It’s the no-name mission.
Afghanistan is “Operation Enduring Freedom.” The Iraq war went from “Operation Iraqi Freedom” to “Operation New Dawn” as U.S. troops methodically withdrew. The mission to kill or capture Osama bin Laden was “Operation Neptune Spear.” The 1990s operation to aid the Kurds in northern Iraq was “Operation Provide Comfort.”
President Obama has ordered a substantial new military mission in Iraq that involves hundreds of U.S. advisers, humanitarian air drops, daily surveillance flights and nearly 100 airstrikes on the Islamic State terrorist army.
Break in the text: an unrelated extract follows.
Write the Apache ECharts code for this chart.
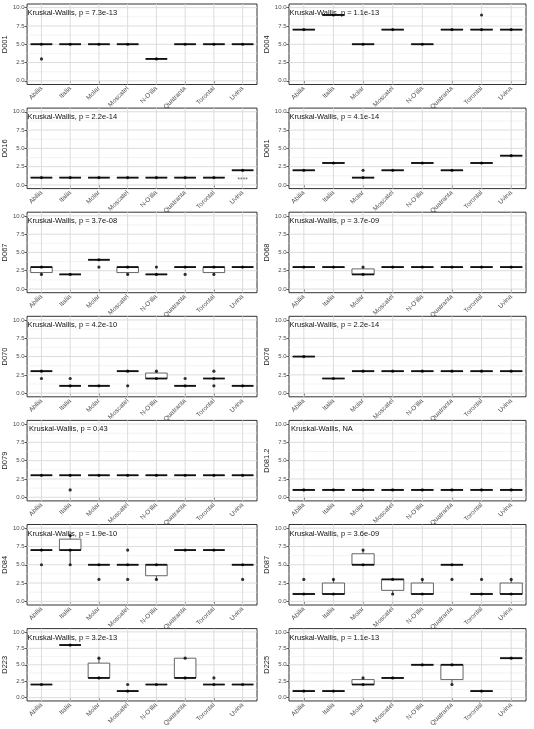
<!DOCTYPE html>
<html>
<head>
<meta charset="utf-8">
<script src="https://cdn.jsdelivr.net/npm/echarts@6/dist/echarts.min.js"></script>
<style>html,body{margin:0;padding:0;background:#fff}#c{width:534px;height:729px}</style>
</head>
<body>
<div id="c"></div>
<script>
const categories = ['Abilia','Italia','Molar','Moscatel',"N-O'illa",'Quatranta','Torontal','Uvina'];
const panels = ['D001','D004','D016','D061','D067','D068','D070','D076','D079','D081.2','D084','D087','D223','D225'];
const pLabels = ['Kruskal-Wallis, p = 7.3e-13','Kruskal-Wallis, p = 1.1e-13','Kruskal-Wallis, p = 2.2e-14','Kruskal-Wallis, p = 4.1e-14',
  'Kruskal-Wallis, p = 3.7e-08','Kruskal-Wallis, p = 3.7e-09','Kruskal-Wallis, p = 4.2e-10','Kruskal-Wallis, p = 2.2e-14',
  'Kruskal-Wallis, p = 0.43','Kruskal-Wallis, NA','Kruskal-Wallis, p = 1.9e-10','Kruskal-Wallis, p = 3.6e-09',
  'Kruskal-Wallis, p = 3.2e-13','Kruskal-Wallis, p = 1.1e-13'];
const yTicks = [0, 2.5, 5, 7.5, 10];
const yMinor = [1.25, 3.75, 6.25, 8.75];

// box stats per category: [lower whisker, Q1, median, Q3, upper whisker]
const box_D001 = [[5,5,5,5,5],[5,5,5,5,5],[5,5,5,5,5],[5,5,5,5,5],[3,3,3,3,3],[5,5,5,5,5],[5,5,5,5,5],[5,5,5,5,5]];
const pts_D001 = [[5,3],[5],[5],[5],[3],[5],[5],[5]];
const box_D004 = [[7,7,7,7,7],[9,9,9,9,9],[5,5,5,5,5],[7,7,7,7,7],[5,5,5,5,5],[7,7,7,7,7],[7,7,7,7,7],[7,7,7,7,7]];
const pts_D004 = [[7],[9],[5],[7],[5],[7],[7,9],[7]];
const box_D016 = [[1,1,1,1,1],[1,1,1,1,1],[1,1,1,1,1],[1,1,1,1,1],[1,1,1,1,1],[1,1,1,1,1],[1,1,1,1,1],[2,2,2,2,2]];
const pts_D016 = [[1],[1],[1],[1],[1],[1],[1],[2]];
const box_D061 = [[2,2,2,2,2],[3,3,3,3,3],[1,1,1,1,1],[2,2,2,2,2],[3,3,3,3,3],[2,2,2,2,2],[3,3,3,3,3],[4,4,4,4,4]];
const pts_D061 = [[2],[3],[1,2],[2],[3],[2],[3],[4]];
const box_D067 = [[2,2.25,3,3,3],[2,2,2,2,2],[4,4,4,4,4],[2,2.25,3,3,3],[2,2,2,2,2],[3,3,3,3,3],[2,2.25,3,3,3],[3,3,3,3,3]];
const pts_D067 = [[3,2],[2],[4,3],[3,2],[2,3],[3,2],[3,2],[3]];
const box_D068 = [[3,3,3,3,3],[3,3,3,3,3],[2,2,2,2.75,3],[3,3,3,3,3],[3,3,3,3,3],[3,3,3,3,3],[3,3,3,3,3],[3,3,3,3,3]];
const pts_D068 = [[3],[3],[3,2],[3],[3],[3],[3],[3]];
const box_D070 = [[3,3,3,3,3],[1,1,1,1,1],[1,1,1,1,1],[3,3,3,3,3],[2,2,2,2.75,3],[1,1,1,1,1],[2,2,2,2,2],[1,1,1,1,1]];
const pts_D070 = [[3,2],[1,2],[1],[3,1],[3,2],[1,2],[3,2,1],[1]];
const box_D076 = [[5,5,5,5,5],[2,2,2,2,2],[3,3,3,3,3],[3,3,3,3,3],[3,3,3,3,3],[3,3,3,3,3],[3,3,3,3,3],[3,3,3,3,3]];
const pts_D076 = [[5],[2],[3],[3],[3],[3],[3],[3]];
const box_D079 = [[3,3,3,3,3],[3,3,3,3,3],[3,3,3,3,3],[3,3,3,3,3],[3,3,3,3,3],[3,3,3,3,3],[3,3,3,3,3],[3,3,3,3,3]];
const pts_D079 = [[3],[3,1],[3],[3],[3],[3],[3],[3]];
const box_D081_2 = [[1,1,1,1,1],[1,1,1,1,1],[1,1,1,1,1],[1,1,1,1,1],[1,1,1,1,1],[1,1,1,1,1],[1,1,1,1,1],[1,1,1,1,1]];
const pts_D081_2 = [[1],[1],[1],[1],[1],[1],[1],[1]];
const box_D084 = [[7,7,7,7,7],[5,7,7,8.5,9],[5,5,5,5,5],[5,5,5,5,5],[3,3.5,5,5,5],[7,7,7,7,7],[7,7,7,7,7],[5,5,5,5,5]];
const pts_D084 = [[7,5],[9,7,5],[5,3],[7,5,3],[5,3],[7],[7],[5,3]];
const box_D087 = [[1,1,1,1,1],[1,1,1,2.5,3],[5,5,5,6.5,7],[1,1.5,3,3,3],[1,1,1,2.5,3],[5,5,5,5,5],[1,1,1,1,1],[1,1,1,2.5,3]];
const pts_D087 = [[1,3],[3,1],[7,5],[3,1],[3,1],[5,3],[1,3],[3,1]];
const box_D223 = [[2,2,2,2,2],[8,8,8,8,8],[3,3,3,5.25,6],[1,1,1,1,1],[2,2,2,2,2],[3,3,3,6,6],[2,2,2,2,2],[2,2,2,2,2]];
const pts_D223 = [[2],[8],[6,3],[1,2],[2],[6,3],[2,3],[2]];
const box_D225 = [[1,1,1,1,1],[1,1,1,1,1],[2,2,2,2.75,3],[3,3,3,3,3],[5,5,5,5,5],[2,2.75,5,5,5],[1,1,1,1,1],[6,6,6,6,6]];
const pts_D225 = [[1],[1],[3,2],[3],[5],[5,2],[1],[6]];
// significance mark on D016
const sigLabel = {panel: 2, cat: 7, y: 0.65, text: '****'};

const boxes = [box_D001,box_D004,box_D016,box_D061,box_D067,box_D068,box_D070,box_D076,box_D079,box_D081_2,box_D084,box_D087,box_D223,box_D225];
const points = [pts_D001,pts_D004,pts_D016,pts_D061,pts_D067,pts_D068,pts_D070,pts_D076,pts_D079,pts_D081_2,pts_D084,pts_D087,pts_D223,pts_D225];

const FONT = 'Liberation Sans, Arial, sans-serif';
const rowPitch = 104.1, gTop = 4, gH = 80.5;
const colLeft = [27, 289], colW = [230, 237];

const grids = [], xAxes = [], yAxes = [], series = [], graphics = [];

panels.forEach((name, p) => {
  const row = Math.floor(p / 2), col = p % 2;
  const top = gTop + row * rowPitch;
  grids.push({left: colLeft[col], top: top, width: colW[col], height: gH, show: true,
    borderColor: '#333', borderWidth: 1, backgroundColor: '#fff'});
  xAxes.push({type: 'category', gridIndex: p, data: categories, boundaryGap: true,
    axisLine: {show: false}, axisTick: {show: true, alignWithLabel: true, length: 2.5, lineStyle: {color: '#333', width: 0.8}},
    axisLabel: {rotate: 45, fontSize: 6.5, color: '#4d4d4d', margin: 3, fontFamily: FONT, interval: 0},
    splitLine: {show: false}});
  yAxes.push({type: 'value', gridIndex: p, min: -0.5, max: 10.5, name: name,
    nameLocation: 'middle', nameRotate: 90, nameGap: 16.5,
    nameTextStyle: {fontSize: 7.5, color: '#1a1a1a', fontFamily: FONT},
    axisLine: {show: false},
    axisTick: {show: true, length: 2.5, customValues: yTicks, lineStyle: {color: '#333', width: 0.8}},
    axisLabel: {fontSize: 6, color: '#4d4d4d', margin: 2.5, fontFamily: FONT, customValues: yTicks,
      formatter: v => Number(v).toFixed(1)},
    splitLine: {show: false}});
  // grid lines drawn in data space
  series.push({type: 'custom', xAxisIndex: p, yAxisIndex: p, z: 1, silent: true,
    data: [[0, 0]],
    renderItem: (params, api) => {
      const cs = params.coordSys;
      const ch = [];
      yMinor.forEach(v => { const y = api.coord([0, v])[1];
        ch.push({type: 'line', shape: {x1: cs.x, y1: y, x2: cs.x + cs.width, y2: y}, style: {stroke: '#ebebeb', lineWidth: 0.6}}); });
      yTicks.forEach(v => { const y = api.coord([0, v])[1];
        ch.push({type: 'line', shape: {x1: cs.x, y1: y, x2: cs.x + cs.width, y2: y}, style: {stroke: '#dcdcdc', lineWidth: 1}}); });
      categories.forEach((c, i) => { const x = api.coord([i, 0])[0];
        ch.push({type: 'line', shape: {x1: x, y1: cs.y, x2: x, y2: cs.y + cs.height}, style: {stroke: '#dcdcdc', lineWidth: 1}}); });
      return {type: 'group', children: ch};
    }});
  // boxes
  series.push({type: 'custom', xAxisIndex: p, yAxisIndex: p, z: 3,
    encode: {x: 0, y: [1, 2, 3, 4, 5]},
    data: boxes[p].map((b, i) => [i].concat(b)),
    renderItem: (params, api) => {
      const i = api.value(0);
      const lo = api.value(1), q1 = api.value(2), md = api.value(3), q3 = api.value(4), hi = api.value(5);
      const w = api.size([1, 0])[0] * 0.75;
      const cx = api.coord([i, md])[0];
      const yLo = api.coord([i, lo])[1], yQ1 = api.coord([i, q1])[1], yMd = api.coord([i, md])[1];
      const yQ3 = api.coord([i, q3])[1], yHi = api.coord([i, hi])[1];
      const ch = [];
      if (hi > q3) ch.push({type: 'line', shape: {x1: cx, y1: yQ3, x2: cx, y2: yHi}, style: {stroke: '#333', lineWidth: 0.8}});
      if (lo < q1) ch.push({type: 'line', shape: {x1: cx, y1: yQ1, x2: cx, y2: yLo}, style: {stroke: '#333', lineWidth: 0.8}});
      ch.push({type: 'rect', shape: {x: cx - w / 2, y: yQ3, width: w, height: yQ1 - yQ3},
        style: {fill: '#fff', stroke: '#555', lineWidth: 0.9}});
      ch.push({type: 'line', shape: {x1: cx - w / 2, y1: yMd, x2: cx + w / 2, y2: yMd}, style: {stroke: '#111', lineWidth: 1.8}});
      return {type: 'group', children: ch};
    }});
  // points
  const pd = [];
  points[p].forEach((vals, i) => vals.forEach(v => pd.push([i, v])));
  series.push({type: 'scatter', xAxisIndex: p, yAxisIndex: p, z: 4, symbolSize: 3.2,
    itemStyle: {color: '#000'}, data: pd, silent: true});
  // test label
  graphics.push({type: 'text', left: colLeft[col] + (p === 8 || p === 9 ? 2 : 0.5), top: top + 5, z: 10,
    style: {text: pLabels[p], fontSize: 7.5, fill: '#111', fontFamily: FONT}});
});

series.push({type: 'scatter', xAxisIndex: sigLabel.panel, yAxisIndex: sigLabel.panel, z: 5, symbolSize: 0,
  data: [[sigLabel.cat, sigLabel.y]],
  label: {show: true, position: 'inside', formatter: sigLabel.text, fontSize: 6.5, color: '#333', fontFamily: FONT}});

const chart = echarts.init(document.getElementById('c'), null, {renderer: 'canvas'});
chart.setOption({animation: false, grid: grids, xAxis: xAxes, yAxis: yAxes, series: series, graphic: graphics});
</script>
</body>
</html>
Swarming over Iraq are spy planes, armed drones, and Air Force and Navy jet fighters.
But all of this action lacks a cohesive umbrella — a name.
“There is no legal significance in the naming of operations, nor does it affect legal authority,” a Defense Department spokeswoman said. “No official name has been given to the series of targeted strikes we have taken, and we do not expect a name to be assigned.”
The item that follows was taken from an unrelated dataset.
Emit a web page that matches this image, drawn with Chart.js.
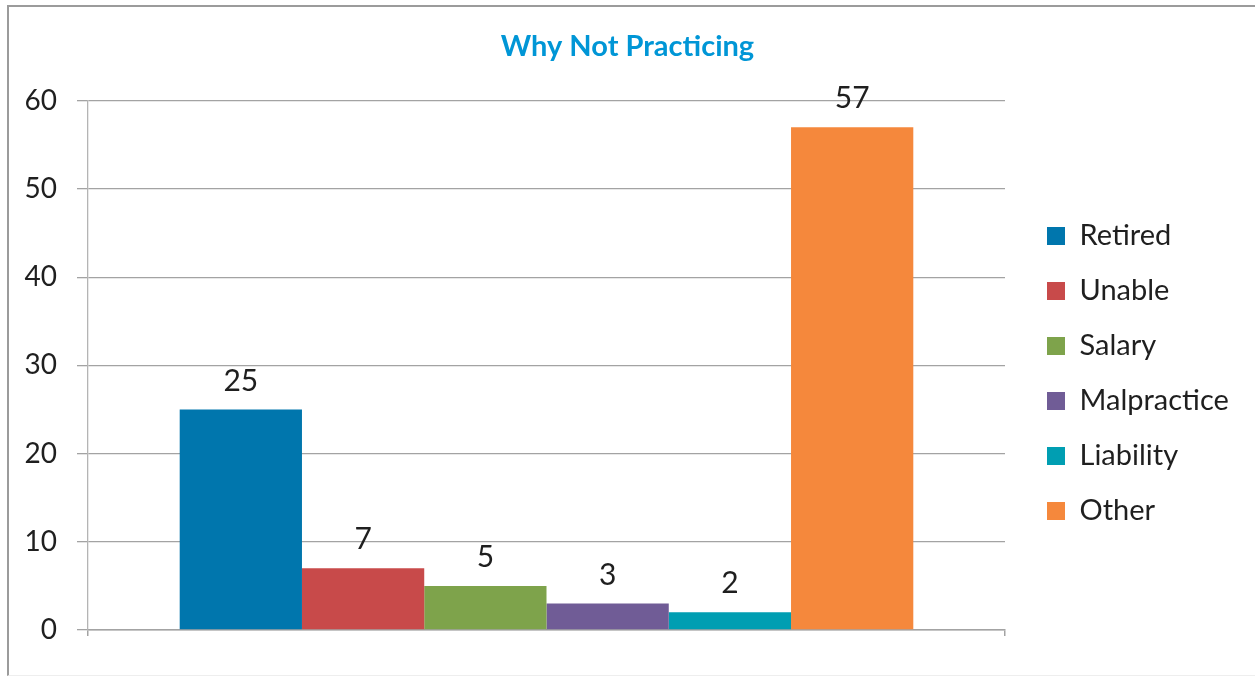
<!DOCTYPE html>
<html>
<head>
<meta charset="utf-8">
<title>Why Not Practicing</title>
<script src="https://cdn.jsdelivr.net/npm/chart.js@4.4.0/dist/chart.umd.min.js"></script>
<style>
  html, body { margin: 0; padding: 0; background: #fff; overflow: hidden; }
  #wrap { position: relative; width: 1255px; height: 677px; }
  #frame {
    position: absolute; left: 7px; top: 5px; width: 1260px; height: 668px;
    border-left: 2px solid #9b9b9b; border-top: 2px solid #9b9b9b; border-bottom: 1px solid #eeeeee;
    pointer-events: none;
  }
</style>
</head>
<body>
<div id="wrap">
  <canvas id="whyChart" width="1255" height="677"></canvas>
  <div id="frame"></div>
</div>
<script>
// Chart data
const categories = [""];
const reasons = ["Retired", "Unable", "Salary", "Malpractice", "Liability", "Other"];
const counts = [25, 7, 5, 3, 2, 57];
const reasonColors = ["#0076ad", "#c84a4a", "#7ea34b", "#705c96", "#009eb2", "#f5883c"];
const yTicks = [0, 10, 20, 30, 40, 50, 60];

const textColor = "#1f1f1f";
const gridColor = "#a3a3a3";
const legendWidth = 234;

// One dataset per reason, all in the single category
const datasets = reasons.map((name, i) => ({
  label: name,
  data: [counts[i]],
  backgroundColor: reasonColors[i],
  borderWidth: 0,
}));

// Values written above every bar
const barValues = {
  id: "barValues",
  afterDatasetsDraw(chart) {
    const ctx = chart.ctx;
    ctx.save();
    ctx.font = "30px Lato";
    ctx.fillStyle = textColor;
    ctx.textAlign = "center";
    ctx.textBaseline = "alphabetic";
    chart.data.datasets.forEach((ds, i) => {
      chart.getDatasetMeta(i).data.forEach((bar, j) => {
        ctx.fillText(String(ds.data[j]), bar.x, bar.y - 19);
      });
    });
    ctx.restore();
  },
};

// Fixed legend width so the plot area ends where the reference one does
const legendSize = {
  id: "legendSize",
  beforeLayout(chart) {
    const legend = chart.legend;
    if (!legend || legend._sized) return;
    const fit = legend.fit;
    legend.fit = function () {
      fit.call(this);
      this.width = legendWidth;
    };
    legend._sized = true;
  },
};

new Chart(document.getElementById("whyChart"), {
  type: "bar",
  data: { labels: categories, datasets },
  options: {
    responsive: false,
    animation: false,
    layout: { padding: 0 },
    datasets: { bar: { categoryPercentage: 0.8, barPercentage: 1 } },
    scales: {
      x: {
        grid: { display: true, drawOnChartArea: false, drawTicks: true, tickLength: 6, color: gridColor, lineWidth: 1.5, offset: true },
        border: { display: true, color: gridColor, width: 1.5 },
        ticks: { display: false },
        afterFit: (s) => { s.height = 47; },
      },
      y: {
        min: 0,
        max: 60,
        afterBuildTicks: (s) => { s.ticks = yTicks.map((v) => ({ value: v })); },
        grid: { color: gridColor, lineWidth: 1.3, tickLength: 11 },
        border: { display: true, color: "#b4b4b4", width: 1.3 },
        ticks: { color: textColor, font: { family: "Lato", size: 28 }, padding: 20 },
        afterFit: (s) => { s.width = 88; },
      },
      pad: {
        type: "linear",
        position: "right",
        display: true,
        grid: { display: false, drawTicks: false },
        border: { display: false },
        ticks: { display: false },
        afterFit: (s) => { s.width = 16; },
      },
    },
    plugins: {
      title: {
        display: true,
        text: "Why Not Practicing",
        color: "#0096d6",
        font: { family: "Lato", size: 29, weight: "bold", lineHeight: 1.2 },
        padding: { top: 29, bottom: 37 },
      },
      legend: {
        position: "right",
        fullSize: false,
        title: { display: true, text: "", padding: 0, font: { size: 10, lineHeight: 1.6 } },
        labels: {
          color: textColor,
          font: { family: "Lato", size: 29 },
          boxWidth: 18,
          boxHeight: 18,
          padding: 26,
        },
      },
      tooltip: { enabled: false },
    },
  },
  plugins: [barValues, legendSize],
});
</script>
</body>
</html>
The spokeswoman said the administration has complied with the 1973 War Powers Resolution by notifying Congress in four separate reports: an assessment of security at the U.S. Embassy in Baghdad, the insertion of hundreds of U.S. military advisers, the expansion of that team, and humanitarian relief and airstrikes.
Insiders say the no-name mission may stem from Mr. Obama’s desire to keep the Iraq war in the past.
Mr. Obama withdrew all forces in December 2011 after having campaigned on ending a war started by President George W. Bush. He has said he was elected to end wars, not start them. Naming the current operation would more firmly link him historically to what is a limited war against the al Qaeda-spinoff Islamic State.
Not all foreign insertions of U.S. troops get a name. For example, the Pentagon last year sent military advisers to Uganda to help track down Joseph Kony, the leader of the brutal Lord’s Resistance Army. It received no name.